Transcript: Money Minute: RRSP or TFSA?


Money Minute: RRSP or TFSA?
Length: 1:20

Jamie Golombek
Managing Director, Tax & Estate Planning
CIBC Financial Planning and Advice

“Let’s take a minute to compare the two main tax preferred savings plans available to Canadians.

The Registered Retirement Savings Plan, or RRSP, is likely the best choice if you’re in a high tax bracket now and expect to be in a lower tax bracket later when you retire. This is because contributions you make to an RRSP can be deducted from your income, which means that you can lower the amount of income tax you pay that same year, and you will only be taxed upon withdrawals in the future. In the meantime, your RRSPs grows sheltered from tax.

The Tax-Free Savings Account, or TFSA, is likely better if you’re in a low tax bracket now and expect to be in a higher tax bracket later on.
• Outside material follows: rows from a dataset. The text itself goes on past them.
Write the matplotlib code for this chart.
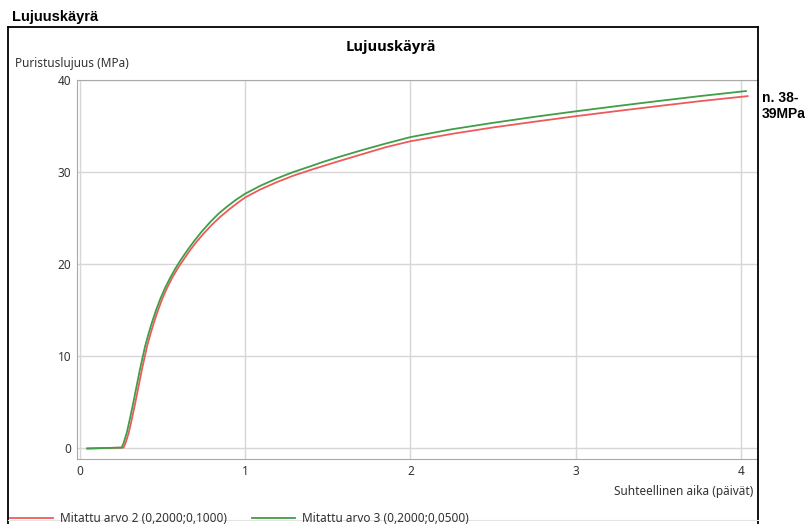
import matplotlib
matplotlib.use("Agg")
import matplotlib.pyplot as plt
from matplotlib.lines import Line2D

W, H = 809, 524

days_2 = [0.045, 0.265, 0.277, 0.296, 0.316, 0.336, 0.356, 0.376, 0.392, 0.407, 0.427,
          0.447, 0.472, 0.498, 0.527, 0.558, 0.592, 0.622, 0.66, 0.70, 0.75, 0.80,
          0.85, 0.90, 0.95, 1.0, 1.09, 1.19, 1.29, 1.39, 1.47, 1.55, 1.7, 1.85, 2.0,
          2.25, 2.5, 2.75, 3.0, 3.25, 3.5, 3.75, 4.04]
mpa_2 = [0, 0.1, 0.6, 1.7, 3.3, 5.0, 6.8, 8.6, 9.9, 11.1, 12.4,
         13.6, 14.95, 16.2, 17.4, 18.5, 19.55, 20.35, 21.35, 22.3, 23.35, 24.3,
         25.15, 25.9, 26.6, 27.25, 28.1, 28.9, 29.6, 30.2, 30.65, 31.1, 31.9, 32.7, 33.35,
         34.15, 34.85, 35.47, 36.07, 36.63, 37.17, 37.7, 38.25]

days_3 = [0.045, 0.253, 0.265, 0.284, 0.304, 0.324, 0.344, 0.364, 0.38, 0.395, 0.415,
          0.435, 0.46, 0.486, 0.515, 0.546, 0.58, 0.61, 0.65, 0.69, 0.74, 0.79,
          0.84, 0.89, 0.945, 1.0, 1.09, 1.19, 1.29, 1.39, 1.47, 1.55, 1.7, 1.85, 2.0,
          2.25, 2.5, 2.75, 3.0, 3.25, 3.5, 3.75, 4.03]
mpa_3 = [0, 0.1, 0.6, 1.7, 3.3, 5.0, 6.8, 8.6, 9.9, 11.1, 12.4,
         13.6, 14.95, 16.2, 17.4, 18.5, 19.6, 20.45, 21.5, 22.48, 23.6, 24.6,
         25.5, 26.25, 27.0, 27.65, 28.5, 29.3, 30.0, 30.6, 31.1, 31.55, 32.35, 33.1, 33.8,
         34.65, 35.35, 36.0, 36.6, 37.17, 37.72, 38.25, 38.8]

label_2 = "Mitattu arvo 2 (0,2000;0,1000)"
label_3 = "Mitattu arvo 3 (0,2000;0,0500)"
x_ticks = [0, 1, 2, 3, 4]
y_ticks = [0, 10, 20, 30, 40]

red = "#ee5a5a"
green = "#3f9e47"
ui_font = ["Noto Sans", "DejaVu Sans"]
title_font = ["Open Sans", "DejaVu Sans"]
hdr_font = ["Liberation Sans", "DejaVu Sans"]


def fx(px):
    return px / W


def fy(py):
    return 1 - py / H


fig = plt.figure(figsize=(W / 100, H / 100), dpi=100)

# outer frame of the chart control
for xs, ys in [([8, 8], [27, 530]), ([8, 758], [27, 27]), ([758, 758], [27, 530])]:
    fig.add_artist(Line2D([fx(x) for x in xs], [fy(y) for y in ys],
                          color="black", linewidth=1.3))
fig.add_artist(Line2D([fx(8), fx(758)], [fy(520), fy(520)], color="#e4e4e4", linewidth=0.8))

ax = fig.add_axes([fx(77), fy(459), (758 - 77) / W, (459 - 80) / H])
ax.plot(days_2, mpa_2, color=red, linewidth=1.3, zorder=3, solid_joinstyle="round")
ax.plot(days_3, mpa_3, color=green, linewidth=1.3, zorder=3, solid_joinstyle="round")

ax.set_xlim(-0.017, 4.103)
ax.set_ylim(-1.14, 40)
ax.set_xticks(x_ticks)
ax.set_yticks(y_ticks)
ax.grid(True, color="#d6d6d6", linewidth=1)
ax.set_axisbelow(True)
ax.tick_params(length=0, labelsize=8.5, labelcolor="#333333", pad=4)
for lab in ax.get_xticklabels() + ax.get_yticklabels():
    lab.set_family(ui_font)
for side in ["left", "bottom", "top"]:
    ax.spines[side].set_color("#a8a8a8")
ax.spines["right"].set_visible(False)

# texts
fig.text(fx(12), fy(17), "Lujuuskäyrä", fontsize=10.5, fontweight="bold",
         family=hdr_font, va="center", ha="left")
fig.text(fx(391), fy(47), "Lujuuskäyrä", fontsize=10.5, fontweight="bold",
         family=title_font, va="center", ha="center")
fig.text(fx(15), fy(63), "Puristuslujuus (MPa)", fontsize=8.5, color="#333333",
         family=ui_font, va="center", ha="left")
fig.text(fx(753), fy(492), "Suhteellinen aika (päivät)", fontsize=8.5, color="#333333",
         family=ui_font, va="center", ha="right")
fig.text(fx(762), fy(106), "n. 38-\n39MPa", fontsize=10, fontweight="bold",
         family=hdr_font, va="center", ha="left", linespacing=1.2)

# legend row at the bottom
fig.add_artist(Line2D([fx(10), fx(53)], [fy(518), fy(518)], color=red, linewidth=1.3))
fig.text(fx(60), fy(518), label_2, fontsize=8.5, color="#333333",
         family=ui_font, va="center", ha="left")
fig.add_artist(Line2D([fx(252), fx(295)], [fy(518), fy(518)], color=green, linewidth=1.3))
fig.text(fx(302), fy(518), label_3, fontsize=8.5, color="#333333",
         family=ui_font, va="center", ha="left")

fig.savefig("out.png", dpi=100)
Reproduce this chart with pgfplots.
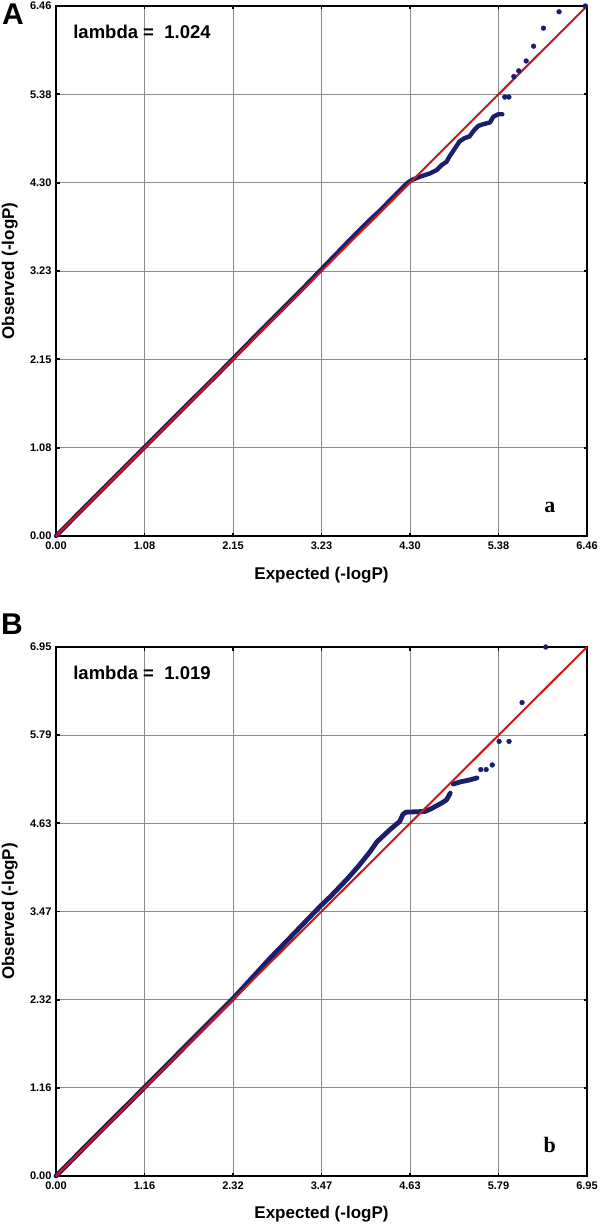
\documentclass[border=0pt]{standalone}
\usepackage{fontspec}
\setmainfont{Liberation Sans}
\newfontfamily\serifb{Liberation Serif}
\usepackage{pgfplots}
\pgfplotsset{compat=1.18}
\definecolor{navy}{RGB}{28,30,108}
\definecolor{qqred}{RGB}{205,22,22}
\definecolor{gridgray}{RGB}{140,140,140}

\pgfplotstableread{
x y
0 0
0.5 0.505
1.0 1.005
1.5 1.505
2.0 2.005
2.5 2.515
3.0 3.015
3.3 3.325
3.6 3.635
3.8 3.835
3.95 3.975
4.1 4.13
4.2 4.23
4.27 4.30
4.33 4.34
4.43 4.38
4.55 4.42
4.63 4.46
4.69 4.52
4.75 4.56
4.79 4.63
4.83 4.69
4.87 4.75
4.91 4.81
4.97 4.85
5.03 4.87
5.09 4.95
5.14 5.00
5.20 5.02
5.28 5.04
5.32 5.11
5.38 5.14
5.43 5.14
}\denseA

\pgfplotstableread{
x y
5.46 5.35
5.51 5.35
5.57 5.60
5.63 5.67
5.72 5.79
5.81 5.97
5.93 6.19
6.12 6.39
6.44 6.46
}\tailA

\pgfplotstableread{
x y
0 0
0.5 0.505
1.0 1.005
1.5 1.51
2.0 2.015
2.32 2.335
2.54 2.575
2.8 2.86
3.1 3.17
3.455 3.54
3.6 3.68
3.80 3.89
3.95 4.06
4.11 4.26
4.20 4.39
4.37 4.55
4.50 4.66
4.54 4.75
4.58 4.78
4.83 4.79
4.90 4.82
5.03 4.89
5.11 4.94
5.16 5.03
}\denseB

\pgfplotstableread{
x y
5.20 5.15
5.30 5.18
5.40 5.20
5.51 5.23
}\segB

\pgfplotstableread{
x y
5.56 5.34
5.63 5.34
5.71 5.40
5.80 5.71
5.93 5.71
6.10 6.22
6.41 6.95
}\tailB

\pgfplotsset{
  qqaxis/.style={
    scale only axis,
    width=531pt,
    clip=false,
    xmin=0, ymin=0,
    grid=major,
    major grid style={gridgray, line width=0.9pt},
    axis line style={black, line width=2.6pt},
    tick align=inside,
    major tick length=3.5pt,
    every tick/.style={black, line width=1.8pt},
    tick label style={font=\fontsize{11}{11}\selectfont\bfseries},
    label style={font=\fontsize{17}{17}\selectfont\bfseries},
    xlabel={Expected (-logP)},
    ylabel={Observed (-logP)},
    xlabel style={at={(axis description cs:0.5,-0.073)}, anchor=center},
    ylabel style={at={(axis description cs:-0.087,0.5)}, anchor=center},
    yticklabel style={xshift=-1pt},
    xticklabel style={yshift=-2pt},
  },
}

\begin{document}
\begin{tikzpicture}
\path[use as bounding box] (0,0) rectangle (600pt,-1226pt);

\begin{axis}[qqaxis,
  at={(56pt,-6pt)}, anchor=north west, height=530pt,
  xmax=6.46, ymax=6.46,
  xtick={0,1.07667,2.15333,3.23,4.30667,5.38333,6.46},
  ytick={0,1.07667,2.15333,3.23,4.30667,5.38333,6.46},
  xticklabels={\textbf{0.00},\textbf{1.08},\textbf{2.15},\textbf{3.23},\textbf{4.30},\textbf{5.38},\textbf{6.46}},
  yticklabels={\textbf{0.00},\textbf{1.08},\textbf{2.15},\textbf{3.23},\textbf{4.30},\textbf{5.38},\textbf{6.46}},
]
\addplot[navy, line width=4.4pt, line join=round, line cap=round] table {\denseA};
\addplot[only marks, mark=*, mark size=2.4pt, navy] table {\tailA};
\addplot[qqred, line width=2pt] coordinates {(0,0) (6.46,6.46)};
\node[anchor=base west, font=\fontsize{18.5}{18.5}\selectfont\bfseries] at (axis description cs:0.026,0.938) {lambda =\ \ 1.024};
\node[anchor=base, font=\fontsize{22}{22}\selectfont\serifb\bfseries] at (axis description cs:0.93,0.045) {a};
\end{axis}

\begin{axis}[qqaxis,
  at={(56pt,-647pt)}, anchor=north west, height=529pt,
  xmax=6.95, ymax=6.95,
  xtick={0,1.15833,2.31667,3.475,4.63333,5.79167,6.95},
  ytick={0,1.15833,2.31667,3.475,4.63333,5.79167,6.95},
  xticklabels={\textbf{0.00},\textbf{1.16},\textbf{2.32},\textbf{3.47},\textbf{4.63},\textbf{5.79},\textbf{6.95}},
  yticklabels={\textbf{0.00},\textbf{1.16},\textbf{2.32},\textbf{3.47},\textbf{4.63},\textbf{5.79},\textbf{6.95}},
]
\addplot[navy, line width=4.8pt, line join=round, line cap=round] table {\denseB};
\addplot[navy, line width=4.8pt, line join=round, line cap=round] table {\segB};
\addplot[only marks, mark=*, mark size=2.4pt, navy] table {\tailB};
\addplot[qqred, line width=2pt] coordinates {(0,0) (6.95,6.95)};
\node[anchor=base west, font=\fontsize{18.5}{18.5}\selectfont\bfseries] at (axis description cs:0.026,0.938) {lambda =\ \ 1.019};
\node[anchor=base, font=\fontsize{22}{22}\selectfont\serifb\bfseries] at (axis description cs:0.93,0.045) {b};
\end{axis}

\node[font=\fontsize{30}{30}\selectfont\bfseries, anchor=center] at (13pt,-14pt) {A};
\node[font=\fontsize{30}{30}\selectfont\bfseries, anchor=center] at (12pt,-624pt) {B};
\end{tikzpicture}
\end{document}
This is because, you would pay tax now on your income before you put it into the TFSA and never pay tax again on the income and growth in the plan or on TFSA withdrawals.

Another consideration when deciding to invest in an RRSP or a TFSA (or both), is your available contribution room in a given year. You could face a harsh tax penalty if you contribute more than your allowed amount.

A final thought – It’s likely wise to pay down any high interest debt (think credit cards debt) before you consider investing in an RRSP or a TFSA.”